A question that often comes up at this point, is: why spend so much money on sending something so far away, when right here on Earth, there are much more pressing issues, like wildlife conservation and global warming? Well that’s because satellite sensors can be used to help these causes in ways that are much more efficient than before. And by sensors, I don’t just mean cameras. They could be radar, for that matter. Or just any experimental equipment. For example, the sensor in our satellite is a special camera that captures images in the visible and IR spectra. That means we get so much more information from an image. Regular cameras, like the ones in your phones, capture images in red, green and blue wavelengths, and combine them. Our hyperspectral imager, takes images in the visible, as well as the IR region. This means that we can use the insane amounts of data for a huge spectrum (pun intended) of applications. Applications like atmosphere CO2 monitoring, crop management, and ocean life monitoring.

So, what does it take to build a satellite? The following basic subsystems: a computer, the power source, the control of the satellite, the structure, the antenna, and of course, the payload, which is what the satellite achieves. A camera is one of the most common payloads.
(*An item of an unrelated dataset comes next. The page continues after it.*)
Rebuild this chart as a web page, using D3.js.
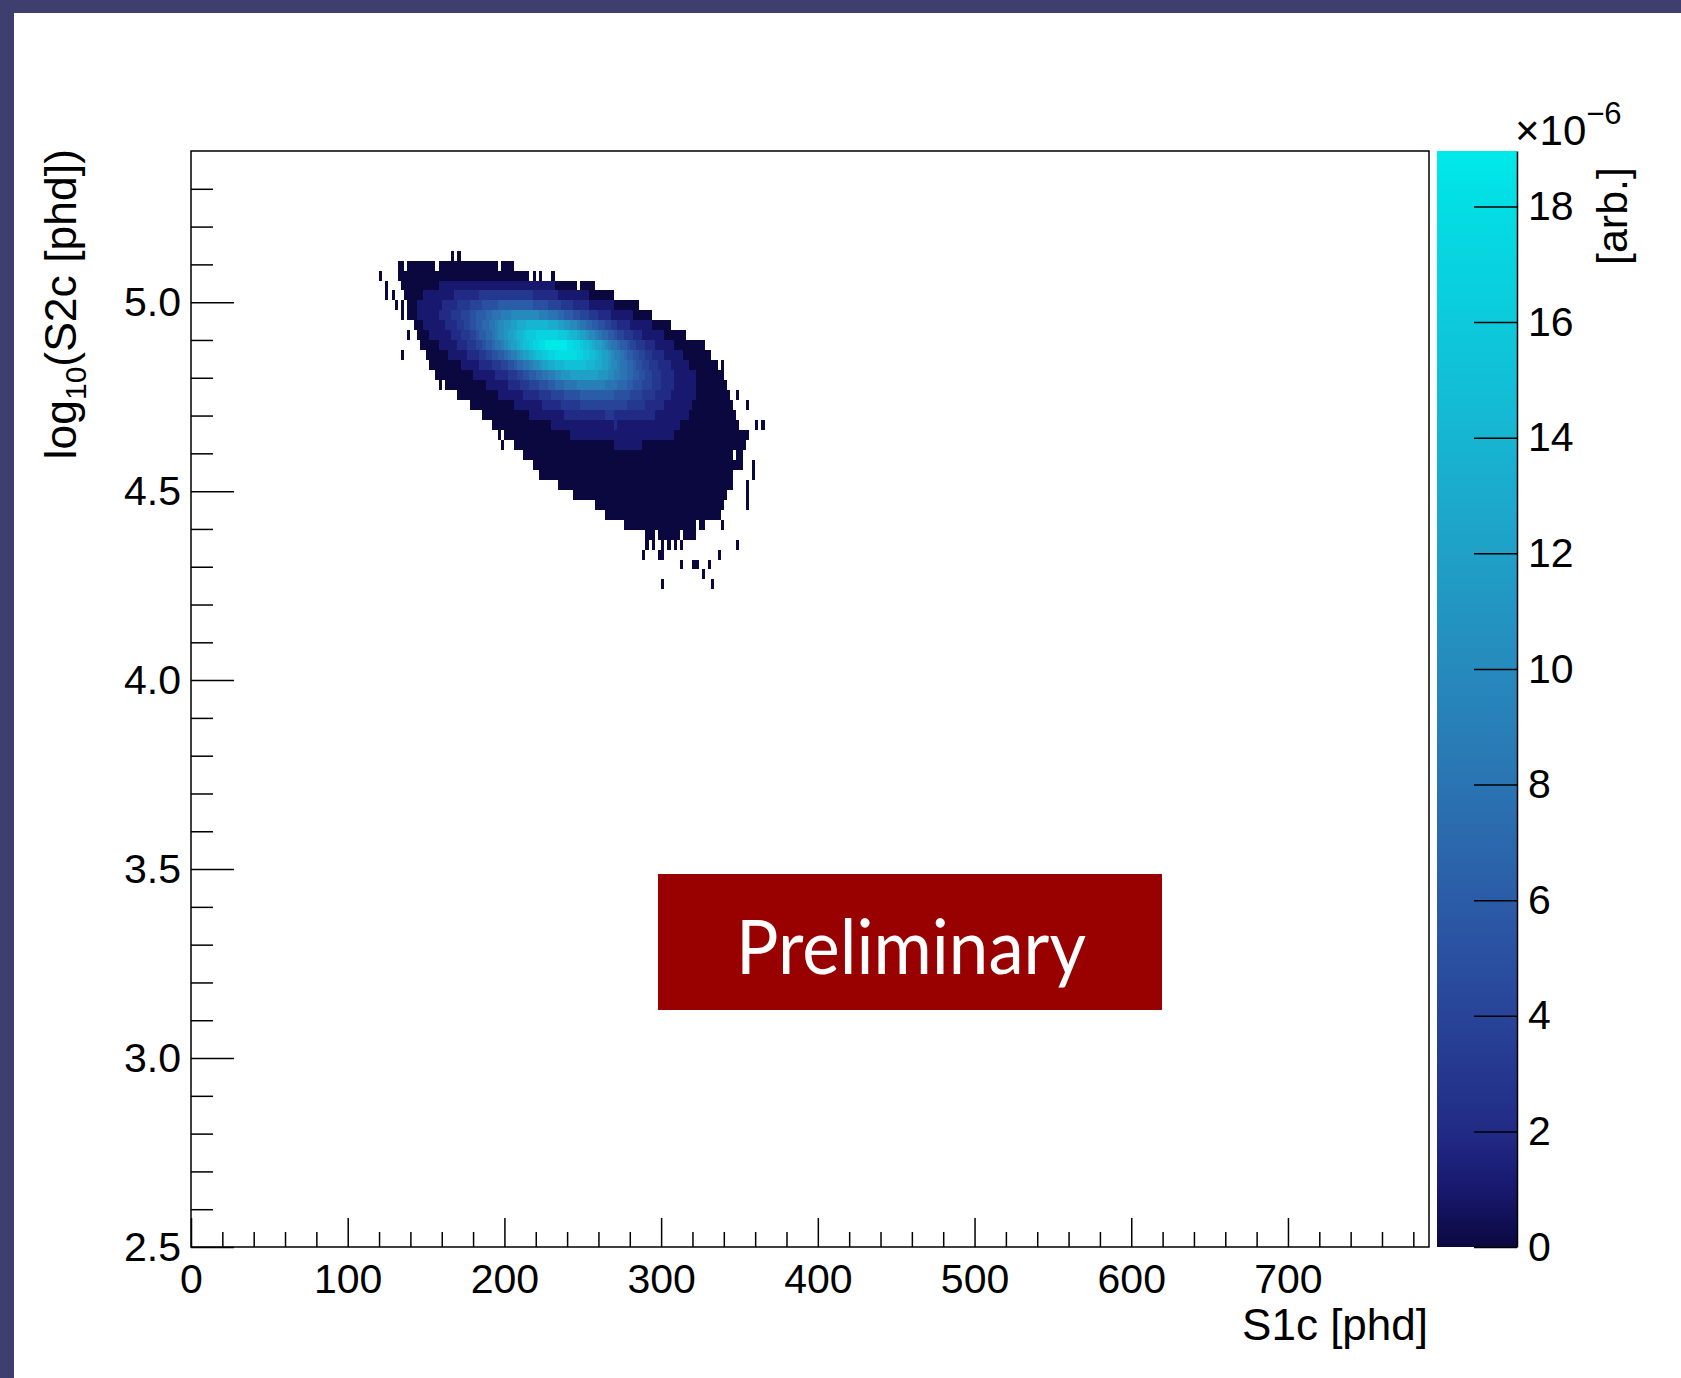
<!DOCTYPE html>
<html>
<head>
<meta charset="utf-8">
<script src="https://cdn.jsdelivr.net/npm/d3@7"></script>
<style>
    html, body { margin: 0; padding: 0; background: #fff; overflow: hidden; }
    svg { display: block; }
</style>
</head>
<body>
<svg id="chart"></svg>
<script>
// log10(S2c) binning of the histogram: 110 bins over 2.5 .. 5.4
const s2Range = [2.5, 5.4];
const s2BinCount = 110;
// S1c bins are 2 phd wide
const s1BinWidth = 2;

// one entry per filled row: row index (from 2.5 up), S1c of first char, cell contents
// cell chars: '.' empty, otherwise value in units of 1e-6 (base 36: 0-9, a=10 ... j=19)
const rowBins = [99, 98, 97, 96, 95, 94, 93, 92, 91, 90, 89, 88, 87, 86, 85, 84, 83,
                 82, 81, 80, 79, 78, 77, 76, 75, 74, 73, 72, 71, 70, 69, 68, 67, 66];
const rowFirstS1c = [166, 132, 120, 124, 124, 130, 134, 142, 138, 146, 134, 152, 156, 158, 170, 178, 186,
                     192, 196, 198, 212, 218, 222, 234, 244, 258, 264, 276, 290, 290, 288, 312, 326, 300];
const rowCells = [
    "0.0",
    "00.000000000.0000000000000000000.0000",
    "0....." + "0000000000" + "0000000000" + "0000000000" + "0000000000" + "00" + ".0.0...0",
    "0...." + "000000000000" + "1111111111" + "1111111111" + "1111111111" + "1111111" + "0000000.00000",
    "0.0..." + "000000" + "1111111111" + "22222222" + "3333333333" + "3333333" + "22222222" + "1111111111" + "00000000",
    "0.0." + "000" + "11111111" + "22222" + "3333" + "4444" + "55555" + "6666666666" + "6" + "55555" + "4444" + "3333" + "22222" + "11111111" + "00000000",
    "0." + "000" + "1111111" + "2222" + "333" + "444" + "55" + "666" + "77" + "888" + "999" + "aaaaaaaaa" + "999" + "888" + "77" + "666" + "55" + "444" + "333" + "2222" + "1111111" + "000000",
    "000" + "1111111" + "2222" + "33" + "44" + "55" + "66" + "77" + "88" + "9" + "aa" + "bb" + "cc" + "ddd" + "eeeeeee" + "ddd" + "cc" + "bb" + "aa" + "9" + "88" + "77" + "66" + "55" + "44" + "33" + "2222" + "1111111" + "000000",
    "0.." + "0000" + "1111111" + "222" + "333" + "44" + "5" + "66" + "77" + "8" + "9" + "aa" + "b" + "cc" + "d" + "ee" + "f" + "ggg" + "hhhhhhh" + "ggg" + "f" + "ee" + "d" + "cc" + "b" + "aa" + "9" + "8" + "77" + "66" + "5" + "44" + "333" + "222" + "1111111" + "0000000",
    "000000" + "111111" + "222" + "333" + "44" + "5" + "66" + "7" + "88" + "9" + "a" + "b" + "cc" + "d" + "e" + "ff" + "g" + "hh" + "ii" + "jjjjjjj" + "ii" + "hh" + "g" + "ff" + "e" + "d" + "cc" + "b" + "a" + "9" + "88" + "7" + "66" + "5" + "44" + "333" + "222" + "111111" + "0000000000",
    "0......." + "0000000" + "111111" + "2222" + "33" + "44" + "55" + "66" + "7" + "8" + "99" + "a" + "b" + "cc" + "d" + "e" + "ff" + "gg" + "hh" + "iiiiiii" + "hh" + "gg" + "ff" + "e" + "d" + "cc" + "b" + "a" + "99" + "8" + "7" + "66" + "55" + "44" + "33" + "2222" + "111111" + "000000000",
    "0000000000" + "111111" + "2222" + "333" + "44" + "55" + "6" + "77" + "88" + "9" + "aa" + "b" + "cc" + "dd" + "eee" + "fffffff" + "eee" + "dd" + "cc" + "b" + "aa" + "9" + "88" + "77" + "6" + "55" + "44" + "333" + "2222" + "111111" + "000000000" + ".0",
    "000000000000" + "1111111" + "2222" + "333" + "44" + "55" + "66" + "77" + "88" + "99" + "aa" + "bbb" + "ccccccccc" + "bbb" + "aa" + "99" + "88" + "77" + "66" + "55" + "44" + "333" + "2222" + "1111111" + "000000000",
    "0." + "0000000000000" + "1111111" + "2222" + "333" + "444" + "555" + "66" + "777" + "8888" + "999999999" + "8888" + "777" + "66" + "555" + "444" + "333" + "2222" + "1111111" + "0000000000",
    "0000000000" + "000" + "11111111" + "22222" + "3333" + "4444" + "55555" + "6666666666" + "6" + "55555" + "4444" + "3333" + "22222" + "11111111" + "0000000000" + "0" + "..0",
    "0000000000" + "0000" + "111111111" + "222222" + "333333" + "4444444444" + "44444" + "333333" + "222222" + "111111111" + "0000000000" + "000" + "....0",
    "0000000000" + "00000" + "1111111111" + "1" + "2222222222" + "222" + "333" + "2222222222" + "222" + "1111111111" + "1" + "0000000000" + "00000",
    "0000000000" + "000000000" + "1111111111" + "1111111111" + "2" + "1111111111" + "1111111111" + "0000000000" + "000000000" + ".....0.0",
    "0." + "0000000000" + "0000000000" + "0" + "1111111111" + "1111111111" + "1111111111" + "111" + "0000000000" + "0000000000" + "0000",
    "0..." + "0000000000" + "0000000000" + "0000000000" + "00" + "111111111" + "0000000000" + "0000000000" + "0000000000" + "000",
    "0000000000" + "0000000000" + "0000000000" + "0000000000" + "0000000000" + "0000000000" + "0000000" + ".00",
    "0000000000" + "0000000000" + "0000000000" + "0000000000" + "0000000000" + "0000000000" + "0000000" + "...0",
    "0000000000" + "0000000000" + "0000000000" + "0000000000" + "0000000000" + "0000000000" + "00" + "......0",
    "0000000000" + "0000000000" + "0000000000" + "0000000000" + "0000000000" + "000000" + "....0",
    "0000000000" + "0000000000" + "0000000000" + "0000000000" + "000000000" + "......0",
    "0000000000" + "0000000000" + "0000000000" + "0000000000" + "0" + ".......0",
    "0000000000" + "0000000000" + "0000000000" + "0000000",
    "0000000000" + "0000000000" + "000" + ".00.....0",
    "000.0000000.0000",
    "0.0..0.0.0.0.................0",
    "0....00.................0",
    "0...00...0",
    "0",
    "0...............0"
];

const xTicks = [0, 100, 200, 300, 400, 500, 600, 700];
const yTicks = [2.5, 3.0, 3.5, 4.0, 4.5, 5.0];
const zTicks = [0, 2, 4, 6, 8, 10, 12, 14, 16, 18];
const xMax = 790;
const zMax = 18.96;

const font = "'Liberation Sans', Arial, Helvetica, sans-serif";

const svg = d3.select("#chart").attr("width", 1681).attr("height", 1378);

// slide border strips
svg.append("rect").attr("x", 0).attr("y", 0).attr("width", 1681).attr("height", 13).attr("fill", "#3e3f6e");
svg.append("rect").attr("x", 0).attr("y", 0).attr("width", 14).attr("height", 1378).attr("fill", "#3e3f6e");

const plot = {left: 191, right: 1429, top: 151, bottom: 1247};

const x = d3.scaleLinear().domain([0, xMax]).range([plot.left, plot.right]);
const y = d3.scaleLinear().domain(s2Range).range([plot.bottom, plot.top]);
const z = d3.scaleLinear().domain([0, zMax]).range([plot.bottom, plot.top]);
const s2Bin = (s2Range[1] - s2Range[0]) / s2BinCount;

// deep sea like palette
const paletteStops = [0, 1, 2, 4, 6, 8, 10, 12, 14, 16, 18, 19];
const paletteColors = ["#0b0840", "#18186e", "#212b86", "#284499", "#2b5ca7", "#2a74b2",
                       "#268abd", "#1fa0c7", "#16b5d1", "#0ccadb", "#03dde4", "#00eaea"];
const color = d3.scaleLinear().domain(paletteStops).range(paletteColors).clamp(true);

// unpack the rows into cells
let cells = [];
rowCells.forEach((row, r) => {
    for (let i = 0; i < row.length; i++) {
        if (row[i] === ".") continue;
        cells.push({
            s1: rowFirstS1c[r] + i * s1BinWidth,
            s2: s2Range[0] + rowBins[r] * s2Bin,
            v: parseInt(row[i], 36)
        });
    }
});

svg.append("g")
    .attr("shape-rendering", "crispEdges")
    .selectAll("rect")
    .data(cells)
    .join("rect")
    .attr("x", d => x(d.s1))
    .attr("width", d => x(d.s1 + s1BinWidth) - x(d.s1))
    .attr("y", d => y(d.s2 + s2Bin))
    .attr("height", d => y(d.s2) - y(d.s2 + s2Bin))
    .attr("fill", d => color(d.v));

// frame
svg.append("rect")
    .attr("x", plot.left).attr("y", plot.top)
    .attr("width", plot.right - plot.left).attr("height", plot.bottom - plot.top)
    .attr("fill", "none").attr("stroke", "#000").attr("stroke-width", 1.5);

function styleAxis(g, size) {
    g.attr("font-family", font).attr("font-size", size);
    g.selectAll("line").attr("stroke", "#000").attr("stroke-width", 1.5);
    g.selectAll("text").attr("fill", "#000");
}

// x axis, ticks point inwards
svg.append("g")
    .attr("transform", `translate(0,${plot.bottom})`)
    .call(d3.axisBottom(x).tickValues(d3.range(0, xMax, 20).filter(v => v % 100 !== 0))
        .tickSize(-15).tickFormat(""))
    .call(g => g.select(".domain").remove())
    .call(g => styleAxis(g, 41));
svg.append("g")
    .attr("transform", `translate(0,${plot.bottom})`)
    .call(d3.axisBottom(x).tickValues(xTicks).tickSize(-29).tickPadding(17).tickFormat(d3.format("d")))
    .call(g => g.select(".domain").remove())
    .call(g => styleAxis(g, 41));

// y axis
svg.append("g")
    .attr("transform", `translate(${plot.left},0)`)
    .call(d3.axisLeft(y).tickValues(d3.range(26, 54).map(v => v / 10).filter(v => Math.round(v * 10) % 5 !== 0))
        .tickSize(-22).tickFormat(""))
    .call(g => g.select(".domain").remove())
    .call(g => styleAxis(g, 41));
svg.append("g")
    .attr("transform", `translate(${plot.left},0)`)
    .call(d3.axisLeft(y).tickValues(yTicks).tickSize(-43).tickPadding(10).tickFormat(d3.format(".1f")))
    .call(g => g.select(".domain").remove())
    .call(g => styleAxis(g, 41));

// colour bar
const grad = svg.append("defs").append("linearGradient")
    .attr("id", "zgrad").attr("x1", 0).attr("y1", 1).attr("x2", 0).attr("y2", 0);
paletteStops.forEach(v => {
    grad.append("stop").attr("offset", Math.min(v / zMax, 1)).attr("stop-color", color(v));
});
const bar = {left: 1437, right: 1517};
svg.append("rect")
    .attr("x", bar.left).attr("y", z(zMax))
    .attr("width", bar.right - bar.left).attr("height", z(0) - z(zMax))
    .attr("fill", "url(#zgrad)");
svg.append("g")
    .attr("transform", `translate(${bar.right},0)`)
    .call(d3.axisRight(z).tickValues(zTicks).tickSize(-43).tickSizeOuter(0).tickPadding(11))
    .call(g => g.select(".domain").attr("stroke", "#000").attr("stroke-width", 1.5))
    .call(g => styleAxis(g, 41));

// exponent and z title
const expo = svg.append("text")
    .attr("x", 1515).attr("y", 145)
    .attr("font-family", font).attr("font-size", 42);
expo.append("tspan").text("\u00d710");
expo.append("tspan").attr("font-size", 31).attr("dy", -21).text("\u22126");

svg.append("text")
    .attr("transform", "translate(1627,167) rotate(-90)")
    .attr("text-anchor", "end")
    .attr("font-family", font).attr("font-size", 43)
    .text("[arb.]");

// axis titles
svg.append("text")
    .attr("x", 1428).attr("y", 1340)
    .attr("text-anchor", "end")
    .attr("font-family", font).attr("font-size", 44)
    .text("S1c [phd]");

const ytitle = svg.append("text")
    .attr("transform", "translate(76,149) rotate(-90)")
    .attr("text-anchor", "end")
    .attr("font-family", font).attr("font-size", 44.5);
ytitle.append("tspan").text("log");
ytitle.append("tspan").attr("font-size", 30).attr("dy", 10).text("10");
ytitle.append("tspan").attr("dy", -10).text("(S2c [phd])");

// preliminary stamp
svg.append("rect")
    .attr("x", 658).attr("y", 874).attr("width", 504).attr("height", 136)
    .attr("fill", "#990000");
svg.append("text")
    .attr("x", 911).attr("y", 974)
    .attr("text-anchor", "middle")
    .attr("font-family", "Lato, 'Open Sans', sans-serif").attr("font-size", 76)
    .attr("textLength", 350).attr("lengthAdjust", "spacingAndGlyphs")
    .attr("fill", "#fff")
    .text("Preliminary");
</script>
</body>
</html>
And how can you build one? If you’re a college student, most labs that your institute has are sufficient to actually build a satellite. Most skills that you learn in regular labs, as part of course work, are enough to understand how systems in space work. There are multiple programs that provide financial aid, including free launches to student-built satellites. Almost all space agencies like ISRO, NASA, ESA, and JAXA provide financial and technical support for student satellite teams. And the remaining requirements are easily fulfilled doing some research.

For example, I never studied aerospace engineering, or physics, but have a degree in electronics and experience with programming. I could still work on a satellite because I programmed how the satellite should behave in space. My knowledge of electronics came in handy, too, because space is a harsh environment. So one needs to be careful of radiation damaging one’s electronics. Of course, a certain minimum amount of space knowledge is required, which I acquired by reading research articles.

And if you’re not a student, but just a hobbyist, all you need is your garage to build one. Literally. Take the example of Planet Labs. Theirs is a classic Silicon Valley garage story. Today, they have close to a hundred satellites in orbit.

If it still seems difficult to start building a satellite in your garage, here’s how you can get started: you need a program running on hardware to make any system work. A satellite is like any other system. Since both of these are available in open source, it is easy for anyone with internet access to make their satellite work, and more importantly, for experts to contribute to this open resource. This spirit of openness in satellite building is promoted by conferences such as the Open Source Cubesat Workshop, which can be attended by anyone free of charge.

I’ve always believed that anyone can study any topic, given the abundance of resources these days. People have sent humans to the moon and back (alive, mind you) using computers that had lesser processing power than modern calculators. Now, it is exponentially easier, easy enough to make your own space contraption aided with the power of the internet.

And if you feel that what you have already studied is of no use, think again. Sending something to orbit is a highly interdisciplinary project, with tasks ranging from mathematics to computer science to biology to economics.There’s enough space for everyone.

However, after all has been said and done, it still is a challenging task to get something to space. But things have changed radically in the past few years. Remember that time when you first built the paper plane. And keep in mind that if you could do that without intimidation then, then, one day, soon enough, you can certainly reach the stars. Literally.